Have you noticed how awesome Asian people’s skin is? They’re like porcelain dolls (until their 60s), and I believe that the humid, hot weather in Southeast Asia is partly to blame. Living in Thailand is like living in a sauna. Every day, your pores are steamed clean by the baking sun. For foreigners who like a nice golden brown tan, a single stroll to the market will get you shades darker than any tanning salon in the Midwest.
8.Thailand has immigration figured out.
Whether you’re a conservative, crypto fascist, or simply a person who respects borders, you’re concerned about immigration. Thailand is the perfect example of how to manage immigration with bureaucratic policies. The Thai government has a thumb on everything from your metro card registration to your home address. The government is so good at keeping foreign invaders out that the foreign invasion of “tourists” has been declining over the last few years! A true testament to proper immigration laws.
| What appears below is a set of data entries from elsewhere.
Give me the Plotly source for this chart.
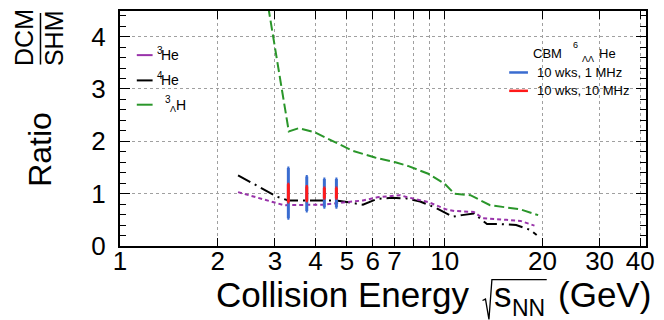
import plotly.graph_objects as go

# ---------------- data ----------------
# 3He (DCM/SHM)
he3_energy = [2.31, 3.2, 4.2, 5.0, 5.6, 6.2, 7.3, 7.7, 8.9, 10.1, 10.7, 12.3, 13.1, 15.5, 17.1, 18.9]
he3_ratio = [1.03, 0.78, 0.79, 0.83, 0.87, 0.93, 0.97, 0.93, 0.84, 0.70, 0.67, 0.65, 0.53, 0.50, 0.48, 0.39]
# 4He
he4_energy = [2.31, 3.05, 3.3, 4.6, 5.0, 5.6, 6.2, 6.9, 7.6, 8.4, 9.3, 10.2, 10.6, 11.3, 12.3, 13.5, 14.7, 16.6, 18.3, 19.2]
he4_ratio = [1.35, 0.94, 0.87, 0.87, 0.84, 0.79, 0.90, 0.92, 0.91, 0.85, 0.74, 0.62, 0.56, 0.59, 0.62, 0.42, 0.42, 0.40, 0.31, 0.21]
# 3LambdaH
h3l_energy = [2.32, 3.31, 3.55, 3.99, 5.2, 6.1, 7.05, 7.7, 8.9, 10.0, 10.7, 12.0, 13.8, 17.1, 19.4]
h3l_ratio = [8.0, 2.19, 2.25, 2.17, 1.82, 1.69, 1.60, 1.53, 1.38, 1.19, 1.00, 0.97, 0.78, 0.70, 0.59]
# CBM 6LambdaLambdaHe projections
cbm_energy = [3.3, 3.76, 4.26, 4.64]
cbm_center = [1.01, 1.00, 1.01, 1.01]
cbm_err_1mhz = [0.48, 0.33, 0.27, 0.27]
cbm_err_10mhz = [0.17, 0.135, 0.10, 0.10]

x_tickvals = [1, 2, 3, 4, 5, 6, 7, 8, 9, 10, 20, 30, 40]
x_ticktext = ["1", "2", "3", "4", "5", "6", "7", "", "", "10", "20", "30", "40"]
y_tickvals = [0, 1, 2, 3, 4]
y_ticktext = ["0", "1", "2", "3", "4"]

# ---------------- styling ----------------
FONT = "Liberation Sans, Arial, Helvetica, sans-serif"
PURPLE = "#9933aa"
GREEN = "#2a962a"
BLUE = "#3a6cd0"
RED = "#ff1a1a"

W, H = 664, 320
L, R, T, B = 120, 652.5, 9, 246


def px(x):
    return (x - L) / (R - L)


def py(y):
    return (B - y) / (B - T)


fig = go.Figure()

fig.add_trace(go.Scatter(x=h3l_energy, y=h3l_ratio, mode="lines",
                         line=dict(color=GREEN, width=2, dash="10px,4px")))
fig.add_trace(go.Scatter(x=he4_energy, y=he4_ratio, mode="lines",
                         line=dict(color="black", width=2, dash="14px,5px,2px,5px")))
fig.add_trace(go.Scatter(x=he3_energy, y=he3_ratio, mode="lines",
                         line=dict(color=PURPLE, width=2, dash="4px,3px")))
fig.add_trace(go.Scatter(x=cbm_energy, y=cbm_center, mode="markers",
                         marker=dict(size=1, opacity=0),
                         error_y=dict(type="data", array=cbm_err_1mhz, color=BLUE,
                                      thickness=3, width=1)))
fig.add_trace(go.Scatter(x=cbm_energy, y=cbm_center, mode="markers",
                         marker=dict(size=1, opacity=0),
                         error_y=dict(type="data", array=cbm_err_10mhz, color=RED,
                                      thickness=3, width=1)))

annotations = []
shapes = []


def text(x, y, s, size, xanchor="left", yanchor="middle", angle=0):
    annotations.append(dict(x=px(x), y=py(y), xref="paper", yref="paper", text=s,
                            showarrow=False, xanchor=xanchor, yanchor=yanchor,
                            textangle=angle, borderpad=0,
                            font=dict(family=FONT, size=size, color="black")))


def seg(x0, y0, x1, y1, color, width=2):
    shapes.append(dict(type="line", xref="paper", yref="paper",
                       x0=px(x0), y0=py(y0), x1=px(x1), y1=py(y1),
                       line=dict(color=color, width=width)))


# y-axis title:  Ratio  DCM/SHM
text(39, 148, "Ratio", 32, xanchor="center", angle=-90)
text(23, 36, "DCM", 25, xanchor="center", angle=-90)
text(53, 36.5, "SHM", 25, xanchor="center", angle=-90)
seg(39.5, 11, 39.5, 63, "black", 1.5)

# x-axis title: Collision Energy sqrt(s_NN) (GeV)
text(216, 294.5, "Collision Energy", 35)
text(497.5, 294.5, "s", 35)
text(516, 309, "NN", 23)
text(562, 294.5, "(GeV)", 35)
shapes.append(dict(type="path", xref="paper", yref="paper",
                   path="M {} {} L {} {} L {} {} L {} {} L {} {}".format(
                       px(487), py(301), px(490), py(299.5), px(493.5), py(320),
                       px(496.5), py(280), px(552), py(280)),
                   line=dict(color="black", width=1.3)))

# left legend
leg_rows = [(53.5, PURPLE), (79, "black"), (103.5, GREEN)]
for yy, col in leg_rows:
    seg(137, yy, 153, yy, col, 2)
text(156.5, 49, "3", 10)
text(161, 53.5, "He", 14)
text(156.5, 74.5, "4", 10)
text(161, 79, "He", 14)
text(164.5, 98, "3", 10)
text(170, 107.5, "Λ", 9)
text(176, 103.5, "H", 14)

# right legend
text(537, 52, "CBM", 13)
text(578, 43, "6", 9)
text(587, 57, "ΛΛ", 9)
text(604, 52, "He", 13)
seg(514, 71, 533, 71, BLUE, 2.5)
seg(514, 89.5, 533, 89.5, RED, 2.5)
text(541, 71, "10 wks, 1 MHz", 13)
text(541, 89.5, "10 wks, 10 MHz", 13)

axis_common = dict(showline=True, linewidth=2, linecolor="black", mirror="ticks",
                   ticks="inside", tickcolor="black", tickwidth=1,
                   showgrid=True, griddash="dot", gridcolor="#a0a0a0", gridwidth=1,
                   zeroline=False, tickfont=dict(family=FONT, size=26, color="black"))

fig.update_layout(
    width=W, height=H,
    margin=dict(l=L, r=W - R, t=T, b=H - B),
    paper_bgcolor="white", plot_bgcolor="white",
    showlegend=False,
    annotations=annotations, shapes=shapes,
    xaxis=dict(type="log", range=[0, 1.62], tickvals=x_tickvals, ticktext=x_ticktext,
               ticklen=8, ticklabelstandoff=-9, **axis_common),
    yaxis=dict(range=[0, 4.49], tickvals=y_tickvals, ticktext=y_ticktext,
               ticklen=10, ticklabelstandoff=7,
               minor=dict(dtick=0.2, ticks="inside", ticklen=6, tickcolor="black", showgrid=False),
               **axis_common),
)

fig.write_html("out.html", config={"displayModeBar": False, "staticPlot": True},
               post_script="document.body.style.margin='0';document.body.style.padding='0';")
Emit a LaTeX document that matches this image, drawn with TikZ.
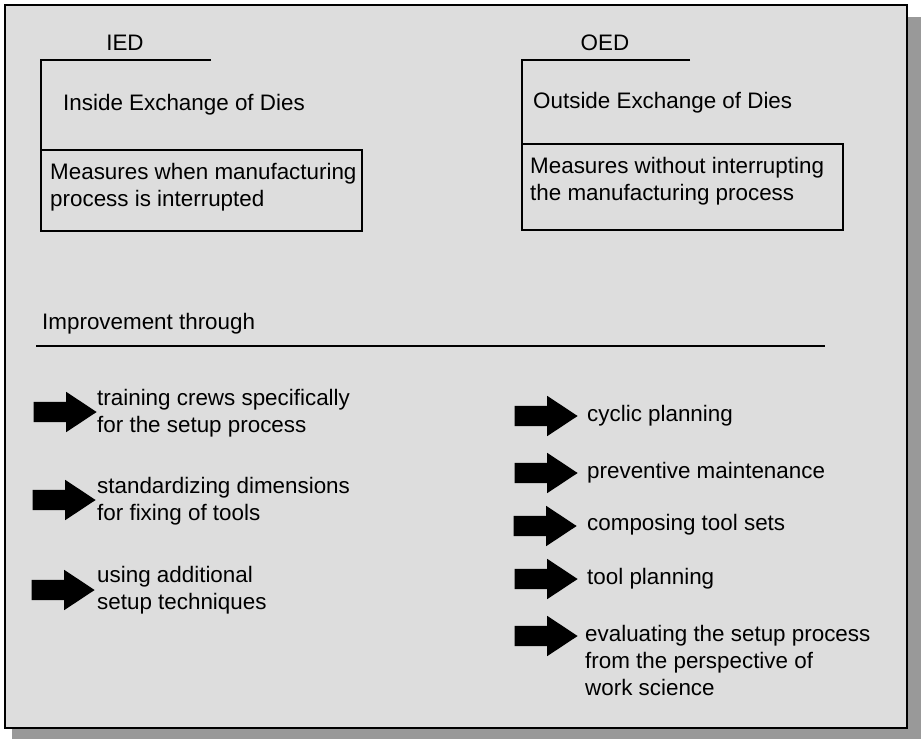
\documentclass[tikz,border=0pt]{standalone}
\usepackage{fontspec}
\setmainfont{Liberation Sans}
\usetikzlibrary{shapes.arrows}

\definecolor{panelgray}{HTML}{DDDDDD}
\definecolor{shadowgray}{HTML}{999999}

\tikzset{
  txt/.style={anchor=west, inner sep=0pt, align=left, font=\fontsize{22.4}{27}\selectfont},
  arr/.style={single arrow, fill=black, draw=none, inner xsep=0pt, inner ysep=10pt,
    minimum height=63pt, minimum width=40pt, anchor=tip,
    single arrow head extend=10pt, single arrow tip angle=67},
  rule/.style={line width=1.5pt}
}

\begin{document}
\begin{tikzpicture}[x=1pt,y=-1pt]
  \useasboundingbox (0,0) rectangle (921,739);

  % Panel with shadow
  \fill[shadowgray] (12,17) rectangle (921,739);
  \draw[fill=panelgray, line width=2pt] (5,5) rectangle (907,728);

  % Left (inside) side
  \node[txt, anchor=center] (ied) at (125,43) {IED};
  \coordinate (iedtop) at (41,60);
  \coordinate (iedend) at (211,60);
  \node[txt] (iedname) at (63,105) {Inside Exchange of Dies};
  \node[txt] (iedtext) at (50,187) {Measures when manufacturing\\process is interrupted};
  \draw[rule] (41,150) rectangle (362,231);
  \draw[rule] (iedend) -- (iedtop) -- (41,150);

  % Right (outside) side
  \node[txt, anchor=center] (oed) at (605,43) {OED};
  \coordinate (oedtop) at (522,60);
  \coordinate (oedend) at (690,60);
  \node[txt] (oedname) at (533,103) {Outside Exchange of Dies};
  \node[txt] (oedtext) at (530,181) {Measures without interrupting\\the manufacturing process};
  \draw[rule] (522,144) rectangle (843,230);
  \draw[rule] (oedend) -- (oedtop) -- (522,144);

  % Improvement heading
  \node[txt] (impr) at (42,324) {Improvement through};
  \coordinate (impl) at (36,346);
  \coordinate (impr-end) at (825,346);
  \draw[rule] (impl) -- (impr-end);

  % Left measures
  \node[arr] (la1) at (97,412) {};
  \node[txt] (lt1) at (97,413) {training crews specifically\\for the setup process};
  \node[arr] (la2) at (96,500) {};
  \node[txt] (lt2) at (97,501) {standardizing dimensions\\for fixing of tools};
  \node[arr] (la3) at (95,590) {};
  \node[txt] (lt3) at (97,590) {using additional\\setup techniques};

  % Right measures
  \node[arr] (ra1) at (578,416) {};
  \node[txt] (rt1) at (587,416) {cyclic planning};
  \node[arr] (ra2) at (578,473) {};
  \node[txt] (rt2) at (587,473) {preventive maintenance};
  \node[arr] (ra3) at (577,526) {};
  \node[txt] (rt3) at (587,525) {composing tool sets};
  \node[arr] (ra4) at (578,579) {};
  \node[txt] (rt4) at (587,579) {tool planning};
  \node[arr] (ra5) at (578,636) {};
  \node[txt] (rt5) at (585,660) {evaluating the setup process\\from the perspective of\\work science};
\end{tikzpicture}
\end{document}
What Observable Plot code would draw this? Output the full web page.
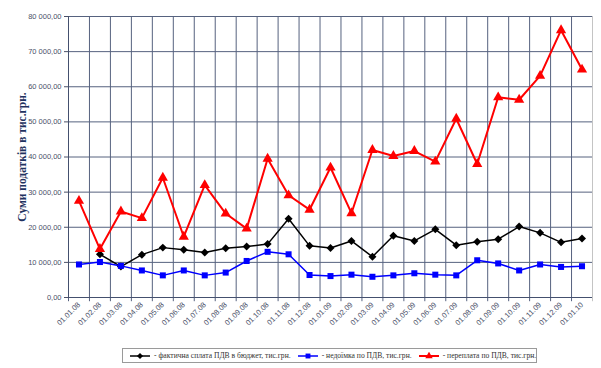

9.Thai phone plans offer actual unlimited data!
As far as I know, there is no legitimate “unlimited” high speed data in the Western market. Most Thai phone service providers have an option for genuine unlimited, high speed 4G data. I pay around 30 USD every month and receive blazing fast internet on my phone. I can actually forget to switch to wifi when I get home and sometimes don’t notice or care.
10.Weekend vacations are spectacular and cheap.
Credit: The Thaiger
What would a weekend vacation look like in your home town? A trip to the bowling alley? Maybe a 5 hour drive to the nearest amusement park? Perhaps if you have the money, you could fly to a fun location, but any city worth visiting in the West has expensive hotels.
If you’re living and working in Bangkok, you have a ton of options. Beach towns like Hua Hin and Pattaya are a quick 2 – 4 hour van ride away and they offer amazing seafood, beautiful beaches, and friendly women. If you’re more of a forest and mountain type of adventurer, take a cheap plane ride up to Chiang Mai and rent a bike for a day. You can explore any of these fun locations for around, I would say, 250 USD for the whole weekend. That’s on the high end, honestly. If you were eating locally, staying in hostels, and taking the cheapest modes of transportation, you could be looking at a cost of around 100 USD for a fun filled 2 day trip.
I’ve also heard of Japanese house wives taking day trips to other countries. Literally day trips, like flying to Hanoi, Vietnam at 9 in the morning, exploring the city, and returning home at around 9 in the evening. Actually, I think, I’m going to try that soon. I’ll let you know how it goes.